Alas, the attack on Dyn does not seem to have the impact required to trigger such radical change.
What is notable about the attack is that it appears to originate from the so-called Mirai botnet. This botnet mainly targets insecure or poorly configured Internet of Things (IoT) devices such as smart locks, coffeemakers, cleaning robots, light bulbs or surveillance cameras.
Experts have warned against the dangers of poorly designed smart devices for almost a decade but it took until this year for the impacts to become obvious. Most IoT devices are designed by relatively small teams with more experience in lock-, camera- or coffeemaker-design than programming. These teams often lack dedicated security staff altogether.
After all, what is the worst that could happen with a hacked coffeemaker?
In a traditional sense, not much. The coffee maker does not store critical business or private information. Spilling coffee or leaking the favorite blend preferences of its owner is hardly the end of the world.
However, control over the coffeemaker nets the attacker something much more valuable: Access to the victim’s home-network. From there, other devices such as PCs and Smartphones can be attacked much more easily. Worse yet, the bandwidth of the household’s internet connection can be commandeered from the hacked device.

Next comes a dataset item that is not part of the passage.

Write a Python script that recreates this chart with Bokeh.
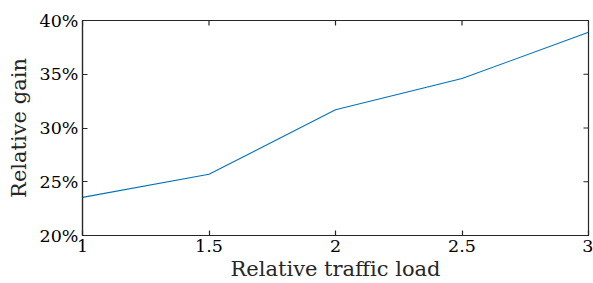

The Mirai botnet used this to its advantage. To block a DDoS attack, an identifying characteristic of the attack traffic such as a country of origin or previous malicious behavior has to be identified. Since the IP addresses from which the malicious traffic originated were spread across the globe and belonged to otherwise harmless individuals, it was virtually impossible for Dyn to block out the attack.
We expect to see many more attacks like this in the near future. Organizations are advised to maintain internal DNS servers with a reasonable cache of previously requested records to ensure that operations can continue even in the event of a DNS outage.